A: Depends on the targeting instructions. If you were asked to describe only the target, no. If you were asked to describe the area, yes. If you are using it as a training target and are practicing CRV, no. If you are using it as a training target and just wondering about how your mind might be working, yes.

Q: If you describe fire and burning, and the target turns out to be the cold, charred remains of a house, can you count the fire/burning data as accurate?

A: Depends on what your targeted time period is. If you said describe the target, it could be a yes. If you said tell me about the target this moment, it could still be yes, if you were trying to determine the condition of the target. Or, no, if you specifically wanted to know something other than condition about the target. In this case, I would tend to yes in most circumstances.

Q: How can you say you have feedback for anything like a smell or sound or temperature or direction etc. from photo feedback?

A: You can, only if it's implied.
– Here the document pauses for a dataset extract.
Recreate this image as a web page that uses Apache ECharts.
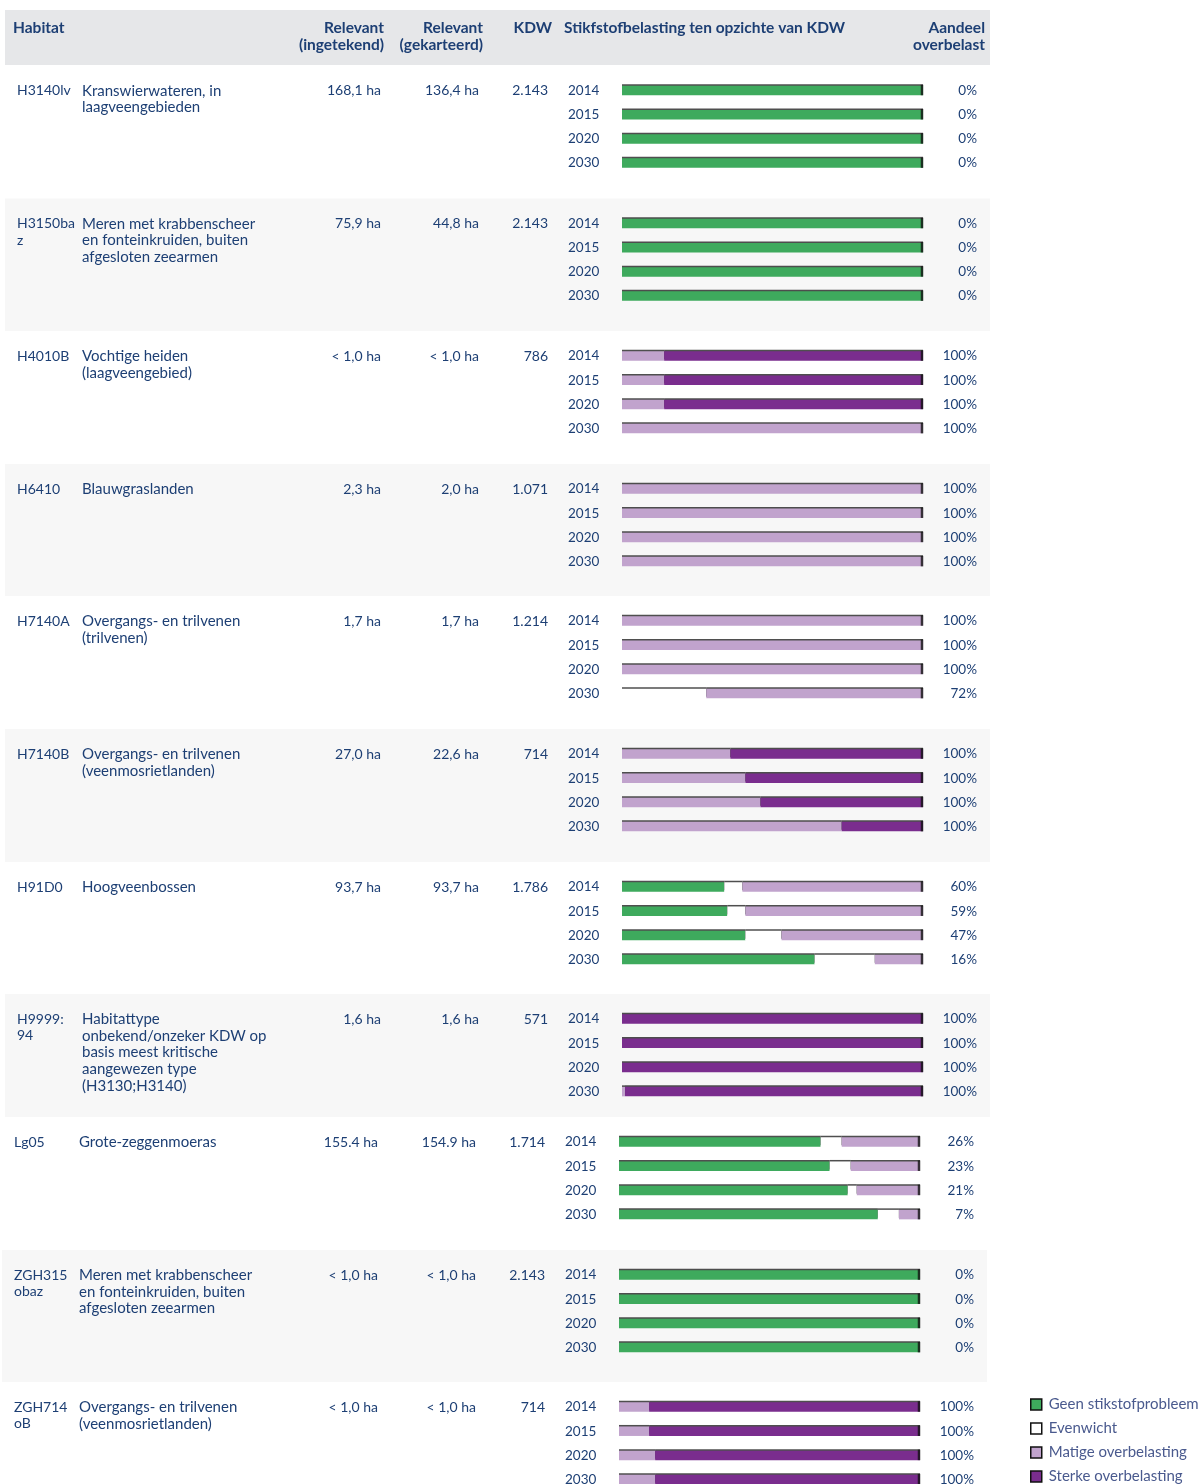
<!DOCTYPE html>
<html><head><meta charset="utf-8">
<script src="https://cdn.jsdelivr.net/npm/echarts@6/dist/echarts.min.js"></script>
<style>html,body{margin:0;padding:0;background:#fff}#c{width:1200px;height:1484px}</style>
</head><body><div id="c"></div>
<script>
// ---------- DATA ----------
const years = ['2014', '2015', '2020', '2030'];
const habitatCodes = ['H3140lv', 'H3150ba\nz', 'H4010B', 'H6410', 'H7140A', 'H7140B', 'H91D0', 'H9999:\n94', 'Lg05', 'ZGH315\nobaz', 'ZGH714\noB'];
const habitatNames = [
  'Kranswierwateren, in\nlaagveengebieden',
  'Meren met krabbenscheer\nen fonteinkruiden, buiten\nafgesloten zeearmen',
  'Vochtige heiden\n(laagveengebied)',
  'Blauwgraslanden',
  'Overgangs- en trilvenen\n(trilvenen)',
  'Overgangs- en trilvenen\n(veenmosrietlanden)',
  'Hoogveenbossen',
  'Habitattype\nonbekend/onzeker KDW op\nbasis meest kritische\naangewezen type\n(H3130;H3140)',
  'Grote-zeggenmoeras',
  'Meren met krabbenscheer\nen fonteinkruiden, buiten\nafgesloten zeearmen',
  'Overgangs- en trilvenen\n(veenmosrietlanden)'
];
const relevantIngetekend = ['168,1 ha', '75,9 ha', '< 1,0 ha', '2,3 ha', '1,7 ha', '27,0 ha', '93,7 ha', '1,6 ha', '155.4 ha', '< 1,0 ha', '< 1,0 ha'];
const relevantGekarteerd = ['136,4 ha', '44,8 ha', '< 1,0 ha', '2,0 ha', '1,7 ha', '22,6 ha', '93,7 ha', '1,6 ha', '154.9 ha', '< 1,0 ha', '< 1,0 ha'];
const kdwValues = ['2.143', '2.143', '786', '1.071', '1.214', '714', '1.786', '571', '1.714', '2.143', '714'];

// share of each bar (%), per habitat, per year
const geen = [
  [100, 100, 100, 100], [100, 100, 100, 100], [0, 0, 0, 0], [0, 0, 0, 0], [0, 0, 0, 0], [0, 0, 0, 0],
  [34, 35, 41, 64], [0, 0, 0, 0], [67, 70, 76, 86], [100, 100, 100, 100], [0, 0, 0, 0]
];
const evenwicht = [
  [0, 0, 0, 0], [0, 0, 0, 0], [0, 0, 0, 0], [0, 0, 0, 0], [0, 0, 0, 28], [0, 0, 0, 0],
  [6, 6, 12, 20], [0, 0, 0, 0], [7, 7, 3, 7], [0, 0, 0, 0], [0, 0, 0, 0]
];
const matige = [
  [0, 0, 0, 0], [0, 0, 0, 0], [14, 14, 14, 100], [100, 100, 100, 100], [100, 100, 100, 72], [36, 41, 46, 73],
  [60, 59, 47, 16], [0, 0, 0, 1], [26, 23, 21, 7], [0, 0, 0, 0], [10, 10, 12, 12]
];
const sterke = [
  [0, 0, 0, 0], [0, 0, 0, 0], [86, 86, 86, 0], [0, 0, 0, 0], [0, 0, 0, 0], [64, 59, 54, 27],
  [0, 0, 0, 0], [100, 100, 100, 99], [0, 0, 0, 0], [0, 0, 0, 0], [90, 90, 88, 88]
];
const seriesNames = ['Geen stikstofprobleem', 'Evenwicht', 'Matige overbelasting', 'Sterke overbelasting'];

// ---------- LAYOUT / STYLE ----------
const seriesColors = ['#3eaa5d', '#ffffff', '#c1a3cd', '#7a2d8e'];
const textColor = '#1d3f74';
const FONT = 'Lato, "Open Sans", sans-serif';
const rowCenter = [90.5, 223.5, 356, 489, 621, 754, 887, 1019, 1142, 1275, 1407];
const rowShift = [0, 0, 0, 0, 0, 0, 0, 0, -3, -3, -3];
const pitch = 24.2;

const valueSets = [geen, evenwicht, matige, sterke];
const graphics = [];

// header band
graphics.push({ type: 'rect', z: 0, shape: { x: 5, y: 10, width: 985, height: 55 }, style: { fill: '#e6e7e9' } });
function txt(text, x, y, opt) {
  opt = opt || {};
  graphics.push({
    type: 'text', z: 5, x: x, y: y,
    style: {
      text: text, fill: opt.color || textColor,
      font: (opt.bold ? 'bold ' : '') + (opt.size || 14) + 'px ' + FONT,
      align: opt.align || 'left', textAlign: opt.align || 'left',
      verticalAlign: opt.va || 'middle', textVerticalAlign: opt.va || 'middle',
      lineHeight: opt.lh || 16.6
    }
  });
}
const HS = 15.5;
txt('Habitat', 13, 28, { bold: true, size: HS });
txt('Relevant', 384, 28, { bold: true, align: 'right', size: HS });
txt('(ingetekend)', 384, 45, { bold: true, align: 'right', size: HS });
txt('Relevant', 483, 28, { bold: true, align: 'right', size: HS });
txt('(gekarteerd)', 483, 45, { bold: true, align: 'right', size: HS });
txt('KDW', 552, 28, { bold: true, align: 'right', size: HS });
txt('Stikfstofbelasting ten opzichte van KDW', 564, 28, { bold: true, size: HS });
txt('Aandeel', 985, 28, { bold: true, align: 'right', size: HS });
txt('overbelast', 985, 45, { bold: true, align: 'right', size: HS });

const grids = [], xAxes = [], yAxes = [], series = [];
habitatCodes.forEach((code, g) => {
  const rc = rowCenter[g], s = rowShift[g];
  const bandTop = rc - 25;
  const bandBottom = g < habitatCodes.length - 1 ? rowCenter[g + 1] - 25 : 1484;
  graphics.push({ type: 'rect', z: 0, shape: { x: 5 + s, y: bandTop, width: 985, height: bandBottom - bandTop },
    style: { fill: g % 2 === 1 ? '#f7f7f7' : '#ffffff' } });
  txt(code, 17 + s, rc - 8, { va: 'top' });
  txt(habitatNames[g], 82 + s, rc - 8, { va: 'top', size: 15 });
  txt(relevantIngetekend[g], 381 + s, rc - 8, { va: 'top', align: 'right' });
  txt(relevantGekarteerd[g], 479 + s, rc - 8, { va: 'top', align: 'right' });
  txt(kdwValues[g], 548 + s, rc - 8, { va: 'top', align: 'right' });

  grids.push({ left: 622 + s, width: 301, top: rc - pitch / 2, height: pitch * 4, containLabel: false, outerBoundsMode: 'none' });
  xAxes.push({ type: 'value', gridIndex: g, min: 0, max: 100, show: false });
  const share = years.map((y, k) => (matige[g][k] + sterke[g][k]) + '%');
  yAxes.push({
    type: 'category', gridIndex: g, data: years, inverse: true, position: 'left',
    axisLine: { show: false }, axisTick: { show: false }, splitLine: { show: false },
    axisLabel: { align: 'left', margin: 54, color: textColor, fontSize: 13.5, fontFamily: FONT }
  });
  yAxes.push({
    type: 'category', gridIndex: g, data: share, inverse: true, position: 'right',
    axisLine: { show: false }, axisTick: { show: false }, splitLine: { show: false },
    axisLabel: { align: 'right', margin: 54, color: textColor, fontSize: 13.5, fontFamily: FONT }
  });
  valueSets.forEach((vals, k) => {
    series.push({
      type: 'bar', name: seriesNames[k], xAxisIndex: g, yAxisIndex: 2 * g, stack: 'st' + g,
      barWidth: 9.5, data: vals[g], silent: true, animation: false,
      itemStyle: { color: seriesColors[k], shadowColor: 'rgba(20,20,20,0.75)', shadowOffsetY: -1.5, shadowBlur: 0 }
    });
  });
  // right-end tick at the total (100%)
  series.push({
    type: 'scatter', name: 'end', xAxisIndex: g, yAxisIndex: 2 * g, silent: true, animation: false,
    symbol: 'rect', symbolSize: [2.5, 10.5], symbolOffset: [-1, -0.5],
    itemStyle: { color: '#111' }, z: 4,
    data: years.map((y, k) => [geen[g][k] + evenwicht[g][k] + matige[g][k] + sterke[g][k], k])
  });
});

const chart = echarts.init(document.getElementById('c'), null, { renderer: 'canvas' });
chart.setOption({
  animation: false,
  backgroundColor: '#ffffff',
  graphic: graphics,
  grid: grids, xAxis: xAxes, yAxis: yAxes, series: series,
  legend: {
    data: seriesNames, orient: 'vertical', left: 1030, top: 1397, padding: 0,
    icon: 'rect', itemWidth: 11, itemHeight: 11, itemGap: 9,
    itemStyle: { borderColor: '#111', borderWidth: 1.5, shadowBlur: 0, shadowOffsetY: 0, shadowColor: 'transparent' },
    textStyle: { color: '#4a5a8e', fontSize: 15, fontFamily: FONT, padding: [0, 0, 0, 2] },
    selectedMode: false
  }
});
</script>
</body></html>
In other words, if it's a "stretch" forget it, you've just missed the target.

Q: Where do you draw the line between "Proven accurate," "almost certainly accurate but not in the feedback," "probably accurate," "possibly accurate, could go either way" and "inaccurate?"

A: Accuracy is a measure of what you can prove to be in the target. That can include the photographs, or the site (if an outbounder was used), or everything that is pertinent to the site, dependent upon how it was targeted.

Q: How do you decide which of those "in-between" determinations should simply be called "no feedback for scorable data" instead?

A: If there is doubt--forget it. And there will always be doubt about something. Just let it go and move on to the next target. It's one of the reasons RV will never be 100%.

One thing Joe's responses made clear is that proper targeting is important. (Targeting in this case means: the definition of the remote viewing task by the person assigning the target. "Tasking" would be what instructions that person actually gave to the Viewer. "Targeting" is the definition [not told the Viewer] of what that tasking is aimed at.) Targeting is important to profiling and accuracy determination. It is difficult to separate all the aspects of remote viewing from their effect on each other. If the targeting for a given target, compared to results upon feedback, is not clear enough to make the accuracy of the session clear, this tells you something about a need for improvement in that area.